During Rocky’s first amateur fight, against Henry Lester, his biggest weakness was exposed. Much shorter and stockier than most heavyweights, Rocky didn’t have the stamina to keep his short, powerful arms raised in defense when he fatigued. With no other way to protect himself, Rocky kneed Lester, and as a result was disqualified.

That night, Rocky made a promise to his trainers, family and himself: Even if he gets outboxed in the ring, never again would he be outconditioned. To build endurance in his bulky upper body, Rocky’s team made a special heavy bag that weighed 300 pounds—200 pounds heavier than a standard bag. To move the heavier bag around with his punches, Rocky had to work his upper body much harder. When he wasn’t pounding the oversized bag, Rocky visited his local pool and threw hundreds of punches while submerged to his shoulders in water. The added resistance was torture on Rocky’s shoulders, back and arms.

Soon, the Rock from Brockton had turned his biggest weakness into his biggest weapon.

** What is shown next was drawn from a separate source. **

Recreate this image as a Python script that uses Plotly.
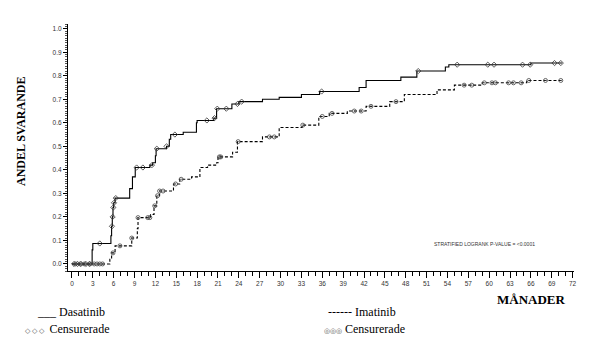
import numpy as np
import plotly.graph_objects as go

# Dasatinib cumulative proportion responding (step times in months, values)
das_t = [0, 2.9, 3.0, 5.6, 5.7, 5.8, 5.9, 6.0, 6.2, 8.3, 8.7, 9.1, 11.2, 11.6, 12.0, 12.1,
         13.6, 14.0, 14.2, 16.0, 17.9, 18.0, 20.4, 20.8, 23.0, 24.0, 27.4, 29.8, 33.0, 35.6,
         41.3, 42.3, 47.3, 49.6, 53.7, 54.2, 66.0, 70.5]
das_v = [0, 0.06, 0.087, 0.12, 0.16, 0.20, 0.24, 0.26, 0.28, 0.32, 0.37, 0.41, 0.42, 0.43, 0.46, 0.49,
         0.50, 0.53, 0.55, 0.56, 0.60, 0.61, 0.62, 0.66, 0.68, 0.69, 0.70, 0.708, 0.72, 0.733,
         0.75, 0.78, 0.794, 0.82, 0.837, 0.847, 0.854, 0.854]
das_cens = [0.3, 0.8, 1.3, 2.0, 2.5, 4.0, 5.75, 5.85, 5.95, 6.05, 6.3, 9.3, 10.2, 11.5, 12.2,
            13.6, 14.8, 19.4, 20.5, 20.9, 22.2, 23.8, 24.4, 35.9, 49.8, 55.4, 59.8, 60.7,
            64.8, 65.9, 69.4, 70.3]

# Imatinib
ima_t = [0, 5.45, 5.7, 6.2, 8.6, 9.4, 9.5, 11.3, 11.8, 12.2, 12.6, 14.6, 15.5, 17.2, 18.4,
         19.5, 20.8, 21.0, 23.1, 23.8, 27.4, 29.8, 33.1, 35.5, 37.0, 39.6, 42.3, 45.7, 47.8,
         52.5, 55.0, 59.0, 65.4, 70.4]
ima_v = [0, 0.02, 0.047, 0.077, 0.11, 0.15, 0.197, 0.21, 0.247, 0.29, 0.31, 0.34, 0.36, 0.37, 0.41,
         0.42, 0.43, 0.455, 0.475, 0.52, 0.54, 0.58, 0.59, 0.627, 0.64, 0.65, 0.67, 0.69, 0.72,
         0.74, 0.76, 0.77, 0.78, 0.78]
ima_cens = [0.5, 1.2, 1.8, 2.6, 3.2, 3.6, 4.0, 4.4, 5.9, 6.9, 8.6, 9.5, 10.9, 11.2, 11.9, 12.3,
            12.6, 13.1, 14.9, 15.7, 21.2, 21.4, 23.9, 28.4, 29.1, 33.2, 36.0, 37.4, 40.6,
            41.6, 43.0, 46.6, 56.4, 57.5, 59.3, 60.4, 60.9, 62.8, 63.5, 64.6, 65.7, 68.1, 70.3]

x_ticks = list(range(0, 73, 3))
y_ticks = [round(0.1 * i, 1) for i in range(11)]


def step_at(ts, vs, c):
    idx = np.searchsorted(np.array(ts), np.array(c), side="right") - 1
    return np.array(vs)[idx]


fig = go.Figure()
fig.add_trace(go.Scatter(x=das_t, y=das_v, mode="lines", line_shape="hv",
                         line=dict(color="black", width=1.1), showlegend=False))
fig.add_trace(go.Scatter(x=ima_t, y=ima_v, mode="lines", line_shape="hv",
                         line=dict(color="black", width=1.1, dash="3px,2px"), showlegend=False))
fig.add_trace(go.Scatter(x=das_cens, y=step_at(das_t, das_v, das_cens), mode="markers",
                         marker=dict(symbol="diamond-open", size=4, color="#333",
                                     line=dict(width=0.8)), showlegend=False))
fig.add_trace(go.Scatter(x=ima_cens, y=step_at(ima_t, ima_v, ima_cens), mode="markers",
                         marker=dict(symbol="circle-open-dot", size=4, color="#444",
                                     line=dict(width=0.8)), showlegend=False))

tickfont = dict(family="Liberation Sans, Arial", size=6.5, color="#333")
fig.update_layout(
    width=592, height=345,
    margin=dict(l=68, r=18, t=24, b=74),
    paper_bgcolor="white", plot_bgcolor="white",
    xaxis=dict(range=[-0.57, 72.2], tickvals=x_ticks, ticktext=[str(v) for v in x_ticks],
               showline=True, linecolor="black", linewidth=1.2, ticks="outside",
               ticklen=6, tickwidth=1, tickcolor="black", tickfont=tickfont,
               showgrid=False, zeroline=False,
               minor=dict(dtick=1, tick0=0, ticks="outside", ticklen=4, tickcolor="black",
                          showgrid=False)),
    yaxis=dict(range=[-0.03, 1.02], tickvals=y_ticks, ticktext=[f"{v:.1f}" for v in y_ticks],
               showline=True, linecolor="black", linewidth=1.2, ticks="outside",
               ticklen=4, tickwidth=1, tickcolor="black", tickfont=tickfont,
               showgrid=False, zeroline=False,
               minor=dict(dtick=0.01, tick0=0, ticks="outside", ticklen=2, tickcolor="#555",
                          showgrid=False)),
)

serif = "Liberation Serif, Times New Roman"
ann = [
    dict(text="<b>ANDEL SVARANDE</b>", x=21, y=345 - 132, textangle=-90,
         font=dict(family=serif, size=12, color="black")),
    dict(text="<b>MÅNADER</b>", x=531, y=345 - 299,
         font=dict(family=serif, size=13, color="black")),
    dict(text="STRATIFIED LOGRANK P-VALUE = <0.0001", x=484, y=345 - 244,
         font=dict(family="Liberation Sans, Arial", size=5, color="#333")),
    dict(text="___ Dasatinib", x=71, y=345 - 312, font=dict(family=serif, size=12, color="black")),
    dict(text="<span style='font-size:7px;color:#555'>◇ ◇ ◇</span>  Censurerade", x=67, y=345 - 329,
         font=dict(family=serif, size=12, color="black")),
    dict(text="------ Imatinib", x=362, y=345 - 312, font=dict(family=serif, size=12, color="black")),
    dict(text="<span style='font-size:7px;color:#555'>◎◎◎</span> Censurerade", x=364, y=345 - 329,
         font=dict(family=serif, size=12, color="black")),
]
for a in ann:
    fig.add_annotation(xref="paper", yref="paper", x=(a["x"] - 68) / (592 - 68 - 18),
                       y=(a["y"] - 74) / (345 - 24 - 74), text=a["text"], showarrow=False,
                       textangle=a.get("textangle", 0), font=a["font"],
                       xanchor="center", yanchor="middle")

fig.write_html("out.html")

While most heavyweights were throwing 40 to 45 punches a round, during his ascension to Heavyweight Champion of the World, Rocky had the endurance to average 85 punishing blows each time the bell rang, and it wasn’t unusual to see him unleash over 100 punches. Fellow boxer Archie Moore once said: “He could hurt you, sure, but it was the quantity of his punches. He just had more stamina than anyone else in those days. He was like a bull with gloves.”